What would you do with a hundred dollars? You probably wouldn’t make a short indie film in German. And that’s exactly why you’re not featured in 99 Euro Films (euro is the European word for dollar), a collection of shorts being shown as part of Visions Cinema’s week-long New Films from Germany series.
The films eschew the more typical art-house aesthetic and avoid becoming pretentious-a common pitfall of low-level directors out to prove something. Most of the films here seem to have been made with a sense of irony and humor in mind-providing brief, slice-of-life narratives that work well within the low-budget contraints allowed the directors.
Since all 12 films combined clock in at under 75 minutes, the average running time of seven or eight minutes prevents any one from becoming too long or tedious—a good thing considering some of the films are pretty much worthless.
Some of the more interesting and substantive entrants include A Man Fights His Way Through and Balkan Rhapsody—Hildegard And Dorit’s Educational Trip In Eastern Europe. The first concerns a man who allows participants to hit him for a minute for several dollars, before he is beaten up by a group of Americans who don’t realize that it’s just a game. Balkan Rhapsody involves two elderly women on vacation who unwittingly stumble upon and exacerbate an ugly scene between a pimp, a prostitute, her unhappy customer and a hotel manager when they try to help the situation.

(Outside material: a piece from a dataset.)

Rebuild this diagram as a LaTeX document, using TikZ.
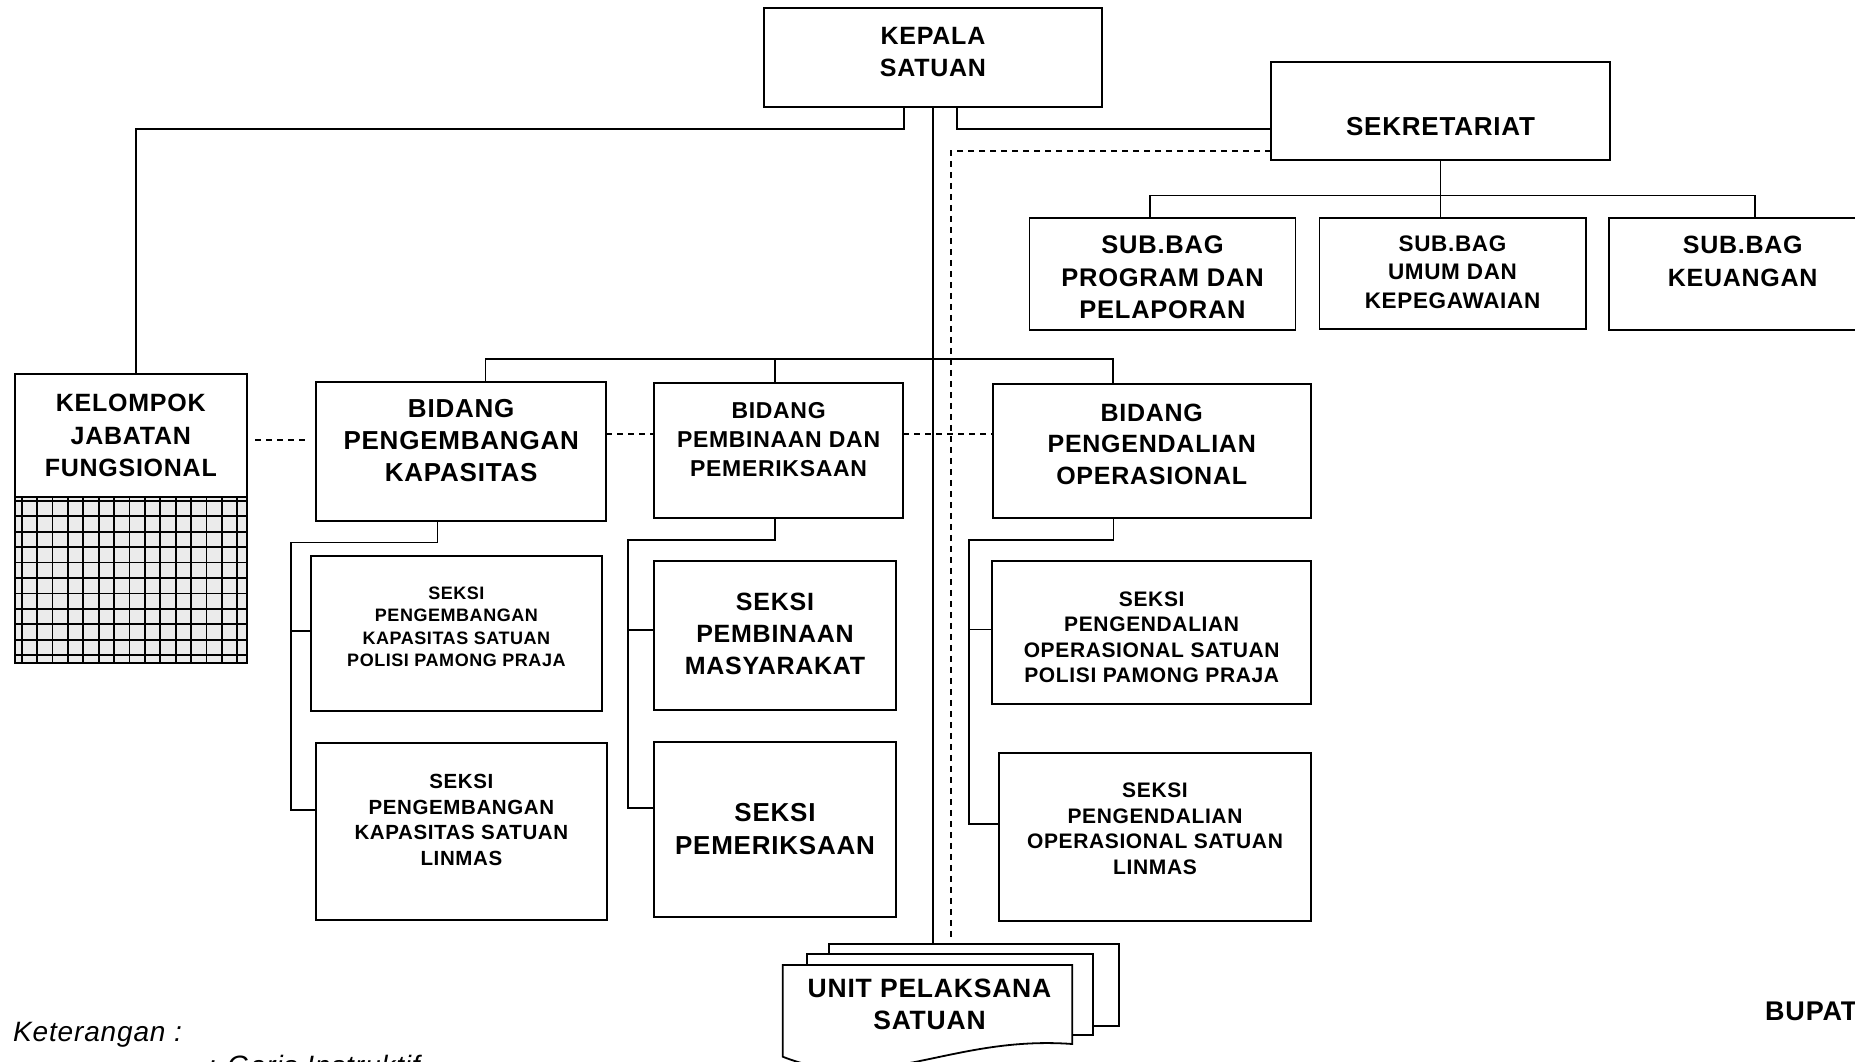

Other films in the line-up were genuinely funny and refreshing for their refusal to take themselves or their intended message too seriously. In So Cheap! August 2001, a hired assassin becomes friends with his intended target. The bulk of the film shows the two of them goofing off in that fun-loving manner that only Germans possess, before being killed by the woman who ordered the assassination in the first place. Run, Leila, Run, is a send-up of Run, Lola, Run (where the protagonist has to rush to raise money to save her boyfriend) starring a 10-year old girl running to the store to turn in a lottery ticket. A Short Film About Jumping is humor in the vein of Monty Python in which a man jumping alone in a field has his pastime converted into a spectator sport.
The end credits of the film shows just how the 99 euros were used. One director spent only a single euro on the production and the rest on Red Bull, another listed pizza for the cast as the only cost, and Lorely S.’s only expense was the Speedos worn by the dashing male leads.
Although Nena’s “99 Luftballoons” is the greatest German work to include the number 99 in its title, 99 Euro Films provides eclectic and mostly entertaining art-house cinema. The film will be screened again today and Friday, when the festival’s closing ceremony will be held. The Friday festivities will include a kick-the-keg screening in which $10 gets you all the German beer you can drink. In an age when every new action film sets a record for being the most expensive film ever made, it is refreshing to see what people can do with a video camera, $100, the German language and a dream.